Jamie Drake, percussionist for UnCovered, shares insight on the unique creative process that drives The Musical Stage Company’s signature concert event.
UnCovered: Stevie Wonder & Prince features original arrangements by award-winning composer and orchestrator, Reza Jacobs. On stage November 4-9.
What is most exciting about uncovering the catalogues of Stevie Wonder and Prince?
Stevie is just the greatest of all time. He has such a huge amazing catalogue of songs, plus the guy plays all sorts of instruments with such a great feel. His keyboard and harmonica playing is truly legendary. I think it would be hard to find a more complete all-around musician and music creator than Stevie Wonder.
And there’s no one else like Prince. A lot of his music is delightfully over-the-top, and yet there was such a seriousness and dedication to his craft in what he was producing. Perhaps because of the amazing grooves of his songs, his work stands up in all sorts of different contexts. Hundreds of artists have covered Prince in all sorts of different ways. That doesn’t work if the songs aren’t any good!
You frequently collaborate with Director of Music Reza Jacobs on additional arrangements and orchestrations for UnCovered. What is your creative process when you’re creating these arrangements?
The first step is listening to the original versions of the songs and getting a handle on the lyrics. Often the first session doesn’t involve playing any instruments–I’m mostly interested in the ideas Reza has for the general vibe of the arrangement, for what part of the lyric or story we want to emphasize. After that, we’ll get together and try different approaches. I find that often things that we’ve come up with on paper may not end up sounding amazing once we try it; likewise, new things occur to us during these sessions that end up working incredibly well.
The UnCovered Band has used non-traditional instruments including a typewriter, a kazoo and a megaphone – What’s the inspiration for spotlighting these unusual sounds?
I don’t know that there’s any one specific inspiration. Most of the time those additions are ways of adding to the colour or texture of the song, or bringing out a certain emotional element (for example, a kazoo is almost never not funny, especially when it is played by Kelly Holiff!).
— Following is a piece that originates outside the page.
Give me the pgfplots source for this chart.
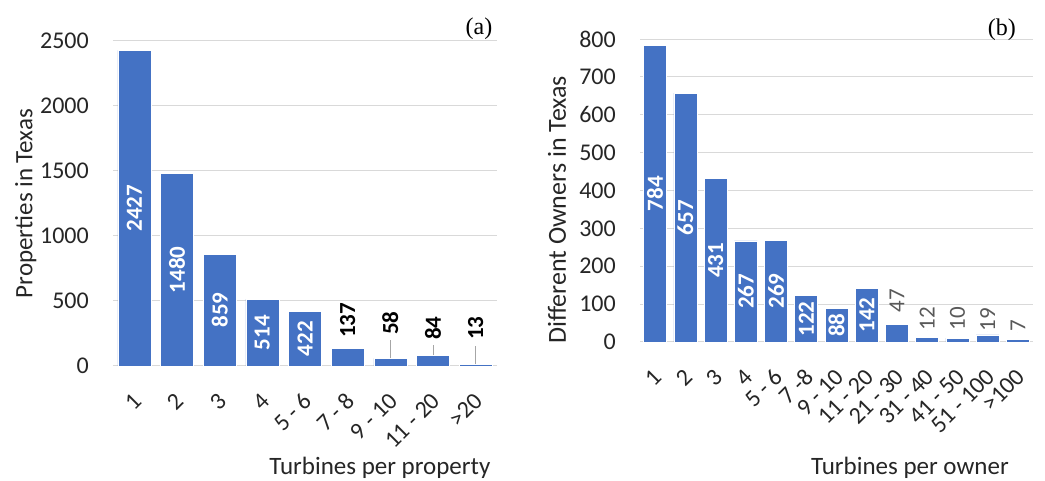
\documentclass[border=0pt]{standalone}
\usepackage{fontspec}
\setmainfont{Carlito}
\newfontfamily\serifpanel{Liberation Serif}
\usepackage{pgfplots}
\usepackage{pgfplotstable}
\pgfplotsset{compat=1.18}

\definecolor{barblue}{HTML}{4472C4}
\definecolor{gridgray}{HTML}{D9D9D9}
\definecolor{txtdark}{HTML}{262626}
\definecolor{lblgray}{HTML}{595959}
\definecolor{leadgray}{HTML}{A6A6A6}

% (a) properties
\pgfplotstableread{
x y
0 2427
1 1480
2 859
3 514
4 422
5 137
6 58
7 84
8 13
}\propbars
\pgfplotstableread{
x y
0 2427
1 1480
2 859
3 514
4 422
}\propin
\pgfplotstableread{
x y ly
5 137 215
6 58 238
7 84 200
8 13 200
}\propout

% (b) owners
\pgfplotstableread{
x y
0 784
1 657
2 431
3 267
4 269
5 122
6 88
7 142
8 47
9 12
10 10
11 19
12 7
}\ownbars
\pgfplotstableread{
x y
0 784
1 657
2 431
3 267
4 269
5 122
6 88
7 142
}\ownin
\pgfplotstableread{
x y ly
8 47 77
9 12 31
10 10 31
11 19 28
12 7 26
}\ownout

\pgfplotsset{
  panel/.style={
    scale only axis,
    axis line style={draw=none},
    major tick length=0pt,
    ymin=0,
    ymajorgrids,
    grid style={gridgray, line width=1pt},
    tick label style={font=\fontsize{24}{24}\selectfont, text=txtdark},
    yticklabel style={anchor=east, inner sep=0pt, xshift=-24pt},
    xticklabel style={font=\fontsize{24}{24}\selectfont, xshift=3pt, yshift=-31pt, rotate=45, anchor=east, inner sep=0pt},
    /pgf/number format/assume math mode=true,
    /pgf/number format/1000 sep={},
    label style={font=\fontsize{25}{25}\selectfont, text=txtdark},
    clip=false,
  },
  bars/.style={ybar, bar shift=0pt, fill=barblue, draw=white, line width=0.6pt},
  inlab/.style={only marks, mark=*, mark size=0pt, mark options={draw=none, fill=none},
    point meta=explicit symbolic, nodes near coords={\pgfplotspointmeta},
    nodes near coords style={rotate=90, anchor=center, inner sep=0pt, text=white,
      font=\fontsize{23}{23}\selectfont\bfseries}},
  outlab/.style={only marks, mark=*, mark size=0pt, mark options={draw=none, fill=none},
    point meta=explicit symbolic, nodes near coords={\pgfplotspointmeta},
    nodes near coords style={rotate=90, anchor=west, inner sep=0pt}},
}

\begin{document}
\begin{tikzpicture}
\path[use as bounding box] (0,0) rectangle (1045pt,481pt);

\begin{axis}[panel,
  at={(113pt,115pt)}, anchor=south west,
  width=384pt, height=325pt,
  ymax=2500, ytick={0,500,...,2500},
  xmin=-0.5, xmax=8.5,
  xtick={0,...,8},
  xticklabels={1,2,3,4,5 - 6,7 - 8,9 - 10,11 - 20,>20},
  ylabel={Properties in Texas},
  ylabel style={at={(rel axis cs:-0.227,0.5)}, anchor=center},
  xlabel={Turbines per property},
  xlabel style={at={(rel axis cs:0.695,-0.314)}, anchor=center},
]
\addplot[bars, bar width=33pt] table[x=x, y=y] {\propbars};
\addplot[inlab] table[x=x, y expr=\thisrow{y}/2, meta=y] {\propin};
\addplot[leadgray, line width=0.8pt] coordinates {(6,58) (6,200)};
\addplot[leadgray, line width=0.8pt] coordinates {(7,84) (7,161)};
\addplot[leadgray, line width=0.8pt] coordinates {(8,13) (8,154)};
\addplot[outlab, nodes near coords style={text=black, font=\fontsize{23}{23}\selectfont\bfseries}]
  table[x=x, y=ly, meta=y] {\propout};
\node[font=\serifpanel\fontsize{24}{24}\selectfont] at (rel axis cs:0.953,1.037) {(a)};
\end{axis}

\begin{axis}[panel,
  at={(640pt,139pt)}, anchor=south west,
  width=393pt, height=303pt,
  ymax=800, ytick={0,100,...,800},
  xmin=-0.5, xmax=12.5,
  xtick={0,...,12},
  xticklabels={1,2,3,4,5 - 6,7 -8,9 - 10,11 - 20,21 - 30,31 - 40,41 - 50,51 - 100,>100},
  ylabel={Different Owners in Texas},
  ylabel style={at={(rel axis cs:-0.211,0.436)}, anchor=center, font=\fontsize{26}{26}\selectfont},
  xlabel={Turbines per owner},
  xlabel style={at={(rel axis cs:0.687,-0.416)}, anchor=center},
]
\addplot[bars, bar width=23pt] table[x=x, y=y] {\ownbars};
\addplot[inlab] table[x=x, y expr=\thisrow{y}/2, meta=y] {\ownin};
\addplot[outlab, nodes near coords style={text=lblgray, font=\fontsize{23}{23}\selectfont}]
  table[x=x, y=ly, meta=y] {\ownout};
\node[font=\serifpanel\fontsize{24}{24}\selectfont] at (rel axis cs:0.921,1.03) {(b)};
\end{axis}
\end{tikzpicture}
\end{document}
The typewriter that I played last year for “It’s Too Late” served a dual purpose – it implied that the lyrics could be a part of a letter written, but it was also the perfect percussive texture. That one actually started out almost as a joke: when we were discussing that arrangement, Reza said in an off-handed way, “You probably don’t have a typewriter, that would probably be perfect.” And I said, “actually, I do!” And he was right.
How do you ensure that you stay true to a song’s essential narrative while uncovering a new artistic lens?
A lot of it has to do with gut feeling. Does this feel right? Sometimes we get to a point where we realize, “You know, maybe we’re trying too hard to make this different – we should just go back to something a little simpler or a little closer to the original”, and sometimes we can make a song sound completely different than the original but still feel very true to its intrinsic nature. It’s a weird sort of musical alchemy that I doubt anyone could explain in a clear objective way. And hopefully, we get closer and closer to producing some musical and dramatic gold every year.